Cut two pieces of the aluminum angle. Depending on the method of attachment of the bearing system to the z-axis housing, the length will vary. I will be cutting them at 3.5" in length for use in the z-axis.

You will then need to drill four holes into the aluminum angle. These holes need to be somewhat precisely positioned. I use a scrap piece of metal to position the holes from the inside edge of the angle. How far from the inside edge, you ask? Since a screw or bolt will need to be fastened into this hole, the hole will need to be positioned at lease half the diameter of the screw away from the inside edge. Drill four holes close to the ends of the angle to provide the most stability possible.

To provide a rigid shaft for the bearings, these holes will need to be tapped. Tapped... Hum... This is one of those words that mean so many different things. Tapping a material in this case is just turning these holes into nuts, essentially! You will need a 5/16" tapping tools which includes a drill bit and tap combination. You can get this at your local hardware store as a package pretty inexpensively. I will be using the drill to tap the material, but I do not recommend you do this. Get the proper tapping tool (looks like a "T" handle) to drive the tap into the material.

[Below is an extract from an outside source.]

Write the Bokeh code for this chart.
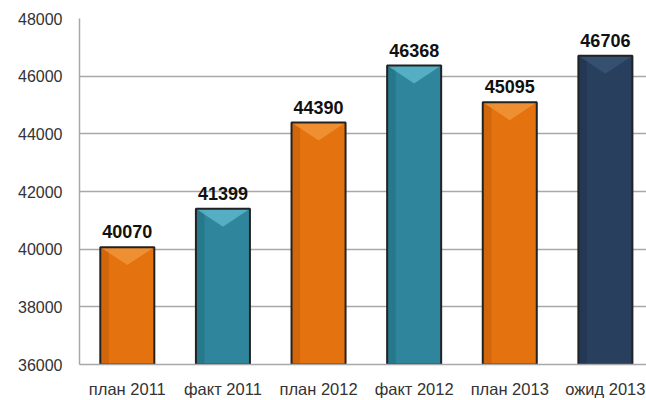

Finally, slide the skate bearing into the 5/16" bolt followed by screwing the 5/16" nut into the bolt to serve as a spacer. Screw the bolt-bearing-nut onto the outside of the aluminum angle. You will notice that you have just enough thread left over to fasten it into the angle.

A few things come to mind with this step: Depending on the size of the round rod (if that is what you are using), the initial holes will need to be positioned differently. If you would like to increase the size of the round rod, the position of the holes and maybe the size of the angle will need to change.